Transcribe only the part of the material below that begins at the line containing "Clone this chart in seaborn and matplotlib." and ends at the line containing "yticks = [0, 5, 10, 15, 20, 25]", with both kept and images left out.

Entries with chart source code
+===+
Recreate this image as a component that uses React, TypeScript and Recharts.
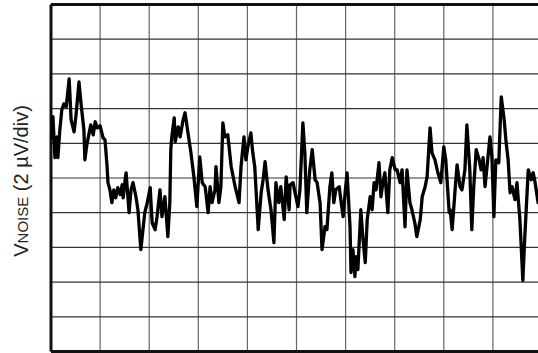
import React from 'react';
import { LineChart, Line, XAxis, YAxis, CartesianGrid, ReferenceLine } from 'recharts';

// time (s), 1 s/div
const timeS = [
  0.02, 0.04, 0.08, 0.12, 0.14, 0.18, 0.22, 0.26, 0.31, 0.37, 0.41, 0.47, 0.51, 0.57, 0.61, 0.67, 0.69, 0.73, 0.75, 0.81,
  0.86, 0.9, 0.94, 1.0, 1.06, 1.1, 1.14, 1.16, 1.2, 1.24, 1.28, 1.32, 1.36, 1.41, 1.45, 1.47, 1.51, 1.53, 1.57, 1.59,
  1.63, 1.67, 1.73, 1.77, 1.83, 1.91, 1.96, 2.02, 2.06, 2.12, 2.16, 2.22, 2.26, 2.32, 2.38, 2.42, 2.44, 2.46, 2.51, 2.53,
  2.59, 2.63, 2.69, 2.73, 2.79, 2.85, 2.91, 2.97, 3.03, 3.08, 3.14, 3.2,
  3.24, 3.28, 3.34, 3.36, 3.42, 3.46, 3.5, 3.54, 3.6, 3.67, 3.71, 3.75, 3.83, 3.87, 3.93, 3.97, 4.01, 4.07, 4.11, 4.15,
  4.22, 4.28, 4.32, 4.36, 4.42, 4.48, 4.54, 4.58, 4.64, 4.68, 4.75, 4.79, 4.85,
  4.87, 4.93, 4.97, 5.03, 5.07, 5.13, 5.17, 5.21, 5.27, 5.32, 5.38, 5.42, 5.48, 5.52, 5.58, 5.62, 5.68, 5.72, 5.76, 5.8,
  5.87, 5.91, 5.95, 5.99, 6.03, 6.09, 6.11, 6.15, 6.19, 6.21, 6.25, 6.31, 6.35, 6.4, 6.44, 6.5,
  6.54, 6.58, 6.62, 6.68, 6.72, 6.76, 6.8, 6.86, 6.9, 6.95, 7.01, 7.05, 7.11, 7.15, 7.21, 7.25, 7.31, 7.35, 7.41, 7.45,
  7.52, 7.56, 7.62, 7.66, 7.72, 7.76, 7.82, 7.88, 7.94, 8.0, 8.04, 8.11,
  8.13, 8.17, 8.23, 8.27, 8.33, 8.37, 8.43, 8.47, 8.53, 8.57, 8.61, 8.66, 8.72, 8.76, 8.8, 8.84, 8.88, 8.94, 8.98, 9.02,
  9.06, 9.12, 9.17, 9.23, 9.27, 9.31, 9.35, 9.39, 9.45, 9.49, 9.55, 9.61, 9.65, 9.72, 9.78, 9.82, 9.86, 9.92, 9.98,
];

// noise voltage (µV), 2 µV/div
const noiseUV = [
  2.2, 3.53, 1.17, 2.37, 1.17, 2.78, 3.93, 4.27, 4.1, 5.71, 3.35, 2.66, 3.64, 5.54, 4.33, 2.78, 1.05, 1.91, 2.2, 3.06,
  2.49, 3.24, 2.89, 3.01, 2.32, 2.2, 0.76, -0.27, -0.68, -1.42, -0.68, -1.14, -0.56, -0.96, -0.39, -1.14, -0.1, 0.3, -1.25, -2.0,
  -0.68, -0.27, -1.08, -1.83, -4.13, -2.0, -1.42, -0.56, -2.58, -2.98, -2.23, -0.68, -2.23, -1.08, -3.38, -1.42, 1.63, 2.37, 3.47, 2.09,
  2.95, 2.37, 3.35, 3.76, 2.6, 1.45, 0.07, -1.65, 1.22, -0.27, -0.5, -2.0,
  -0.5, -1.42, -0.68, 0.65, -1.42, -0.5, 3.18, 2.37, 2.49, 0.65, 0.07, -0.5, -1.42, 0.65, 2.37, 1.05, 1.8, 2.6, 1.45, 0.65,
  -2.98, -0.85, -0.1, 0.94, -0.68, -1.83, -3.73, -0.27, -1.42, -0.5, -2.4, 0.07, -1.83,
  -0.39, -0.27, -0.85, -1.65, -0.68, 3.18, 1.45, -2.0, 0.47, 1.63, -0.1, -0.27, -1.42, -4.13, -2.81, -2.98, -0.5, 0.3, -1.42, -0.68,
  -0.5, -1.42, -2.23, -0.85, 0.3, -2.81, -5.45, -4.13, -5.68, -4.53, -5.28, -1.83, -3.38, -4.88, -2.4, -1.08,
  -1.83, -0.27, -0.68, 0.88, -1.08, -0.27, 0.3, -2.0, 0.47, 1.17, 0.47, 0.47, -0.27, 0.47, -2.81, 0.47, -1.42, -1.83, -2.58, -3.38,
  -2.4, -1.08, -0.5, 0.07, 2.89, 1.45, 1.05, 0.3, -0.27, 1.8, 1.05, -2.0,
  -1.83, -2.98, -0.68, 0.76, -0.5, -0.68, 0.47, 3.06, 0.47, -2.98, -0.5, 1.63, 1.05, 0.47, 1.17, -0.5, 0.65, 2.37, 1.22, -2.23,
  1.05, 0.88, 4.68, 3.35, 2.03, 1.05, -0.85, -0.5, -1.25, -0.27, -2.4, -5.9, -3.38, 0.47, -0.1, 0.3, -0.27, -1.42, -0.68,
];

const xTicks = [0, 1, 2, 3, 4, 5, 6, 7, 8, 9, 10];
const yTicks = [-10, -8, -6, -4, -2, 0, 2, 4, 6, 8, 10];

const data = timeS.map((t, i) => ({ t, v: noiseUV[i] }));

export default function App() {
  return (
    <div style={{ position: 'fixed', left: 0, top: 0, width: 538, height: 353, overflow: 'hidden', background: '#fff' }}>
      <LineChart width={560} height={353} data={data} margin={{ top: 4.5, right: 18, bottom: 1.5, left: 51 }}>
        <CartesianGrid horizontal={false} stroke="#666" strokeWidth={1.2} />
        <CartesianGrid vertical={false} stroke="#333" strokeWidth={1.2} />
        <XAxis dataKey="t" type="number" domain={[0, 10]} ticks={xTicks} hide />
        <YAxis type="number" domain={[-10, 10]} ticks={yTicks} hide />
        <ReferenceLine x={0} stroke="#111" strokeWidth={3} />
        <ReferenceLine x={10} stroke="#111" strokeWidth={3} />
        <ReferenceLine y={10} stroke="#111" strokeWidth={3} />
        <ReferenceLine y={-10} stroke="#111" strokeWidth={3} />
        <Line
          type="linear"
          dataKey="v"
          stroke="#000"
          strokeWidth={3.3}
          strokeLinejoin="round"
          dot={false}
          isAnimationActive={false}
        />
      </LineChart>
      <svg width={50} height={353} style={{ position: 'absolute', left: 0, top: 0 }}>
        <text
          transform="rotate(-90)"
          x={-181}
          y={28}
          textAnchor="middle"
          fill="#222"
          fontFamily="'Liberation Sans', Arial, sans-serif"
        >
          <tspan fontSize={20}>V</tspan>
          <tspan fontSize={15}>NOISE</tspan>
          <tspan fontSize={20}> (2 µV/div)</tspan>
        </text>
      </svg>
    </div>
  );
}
+===+
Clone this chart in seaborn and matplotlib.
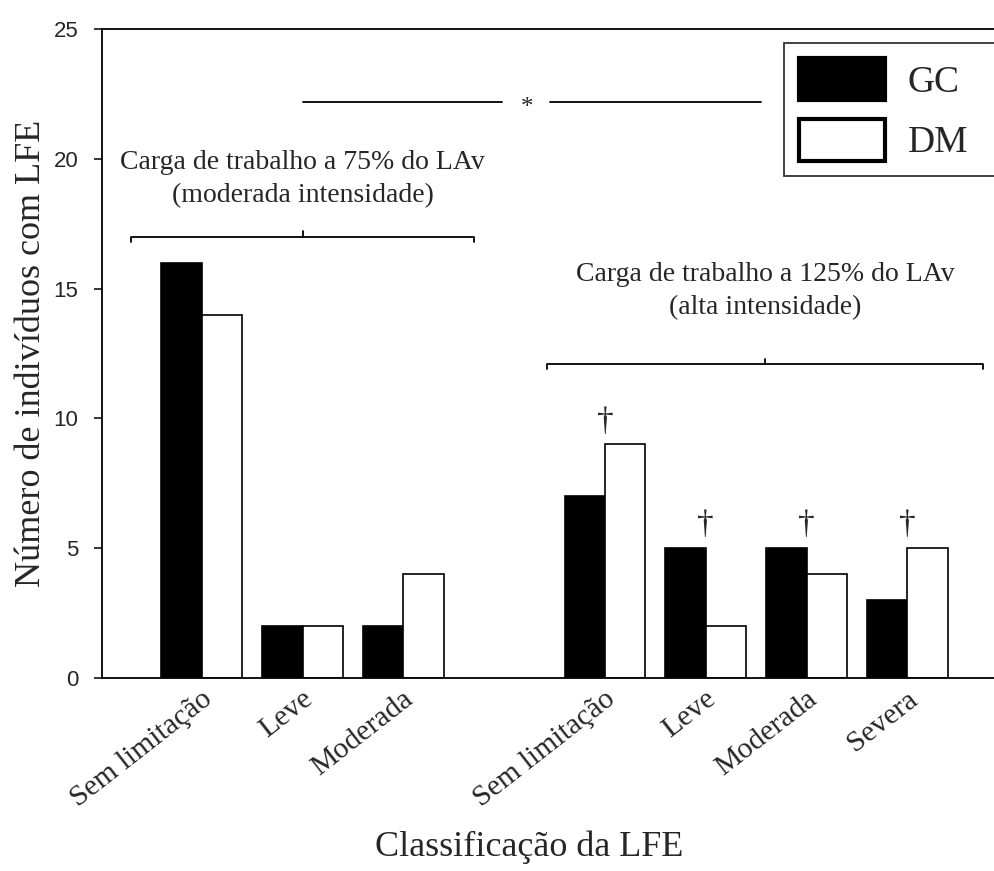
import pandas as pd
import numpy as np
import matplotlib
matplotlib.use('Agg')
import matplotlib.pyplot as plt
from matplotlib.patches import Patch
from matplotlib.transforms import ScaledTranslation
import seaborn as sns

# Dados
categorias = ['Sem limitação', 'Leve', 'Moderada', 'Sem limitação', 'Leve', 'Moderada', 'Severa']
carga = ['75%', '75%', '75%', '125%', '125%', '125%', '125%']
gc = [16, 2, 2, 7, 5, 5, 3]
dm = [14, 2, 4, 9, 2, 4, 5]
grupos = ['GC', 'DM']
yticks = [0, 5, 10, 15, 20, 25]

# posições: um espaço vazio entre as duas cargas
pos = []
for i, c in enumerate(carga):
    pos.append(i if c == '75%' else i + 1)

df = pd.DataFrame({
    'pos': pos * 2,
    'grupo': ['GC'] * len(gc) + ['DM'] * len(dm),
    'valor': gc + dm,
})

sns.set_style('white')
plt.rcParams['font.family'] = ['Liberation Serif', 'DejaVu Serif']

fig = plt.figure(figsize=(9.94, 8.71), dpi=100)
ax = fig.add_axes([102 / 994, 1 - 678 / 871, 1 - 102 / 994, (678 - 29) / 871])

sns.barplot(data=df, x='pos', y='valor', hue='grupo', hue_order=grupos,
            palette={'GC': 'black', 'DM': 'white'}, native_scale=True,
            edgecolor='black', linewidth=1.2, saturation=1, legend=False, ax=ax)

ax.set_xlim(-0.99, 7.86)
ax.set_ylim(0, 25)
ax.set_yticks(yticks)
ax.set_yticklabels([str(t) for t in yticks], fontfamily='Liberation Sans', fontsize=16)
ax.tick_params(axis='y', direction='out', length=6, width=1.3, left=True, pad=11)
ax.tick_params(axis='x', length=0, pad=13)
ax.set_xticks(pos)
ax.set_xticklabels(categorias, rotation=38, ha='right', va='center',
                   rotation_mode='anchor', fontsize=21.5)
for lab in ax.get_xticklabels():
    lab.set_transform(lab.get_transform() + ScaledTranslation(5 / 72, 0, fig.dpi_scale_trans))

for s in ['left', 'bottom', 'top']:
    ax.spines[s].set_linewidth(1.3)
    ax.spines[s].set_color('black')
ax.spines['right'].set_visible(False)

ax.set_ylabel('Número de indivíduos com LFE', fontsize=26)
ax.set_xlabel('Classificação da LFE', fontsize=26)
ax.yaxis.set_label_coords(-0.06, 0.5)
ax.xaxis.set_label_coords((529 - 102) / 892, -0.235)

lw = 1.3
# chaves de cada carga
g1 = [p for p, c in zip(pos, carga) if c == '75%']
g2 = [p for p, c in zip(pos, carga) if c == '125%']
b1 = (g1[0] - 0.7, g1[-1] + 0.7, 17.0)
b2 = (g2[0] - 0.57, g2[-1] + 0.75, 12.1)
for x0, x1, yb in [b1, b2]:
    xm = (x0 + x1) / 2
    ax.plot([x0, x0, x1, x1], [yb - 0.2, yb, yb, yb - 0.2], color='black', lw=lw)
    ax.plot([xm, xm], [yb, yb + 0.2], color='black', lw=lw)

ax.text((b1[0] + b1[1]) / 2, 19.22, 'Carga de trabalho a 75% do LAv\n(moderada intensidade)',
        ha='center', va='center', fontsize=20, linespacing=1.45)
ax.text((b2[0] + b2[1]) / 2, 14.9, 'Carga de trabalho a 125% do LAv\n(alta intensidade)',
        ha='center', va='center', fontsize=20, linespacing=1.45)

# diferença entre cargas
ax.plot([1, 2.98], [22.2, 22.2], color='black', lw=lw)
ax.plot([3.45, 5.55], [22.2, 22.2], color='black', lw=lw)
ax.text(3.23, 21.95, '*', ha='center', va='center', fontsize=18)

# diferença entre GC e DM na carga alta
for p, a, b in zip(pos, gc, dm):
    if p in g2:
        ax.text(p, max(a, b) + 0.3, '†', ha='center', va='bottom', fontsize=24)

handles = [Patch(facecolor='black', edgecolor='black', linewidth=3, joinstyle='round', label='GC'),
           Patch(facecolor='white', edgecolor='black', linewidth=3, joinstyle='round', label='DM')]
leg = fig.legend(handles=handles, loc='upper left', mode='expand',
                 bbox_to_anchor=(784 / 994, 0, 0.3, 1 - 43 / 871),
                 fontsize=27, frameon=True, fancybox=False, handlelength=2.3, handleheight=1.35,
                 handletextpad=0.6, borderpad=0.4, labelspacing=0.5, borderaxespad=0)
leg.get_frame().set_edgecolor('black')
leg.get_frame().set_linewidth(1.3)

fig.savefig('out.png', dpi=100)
+===+
◆ RESPONSE ◆
Clone this chart in seaborn and matplotlib.
import pandas as pd
import numpy as np
import matplotlib
matplotlib.use('Agg')
import matplotlib.pyplot as plt
from matplotlib.patches import Patch
from matplotlib.transforms import ScaledTranslation
import seaborn as sns

# Dados
categorias = ['Sem limitação', 'Leve', 'Moderada', 'Sem limitação', 'Leve', 'Moderada', 'Severa']
carga = ['75%', '75%', '75%', '125%', '125%', '125%', '125%']
gc = [16, 2, 2, 7, 5, 5, 3]
dm = [14, 2, 4, 9, 2, 4, 5]
grupos = ['GC', 'DM']
yticks = [0, 5, 10, 15, 20, 25]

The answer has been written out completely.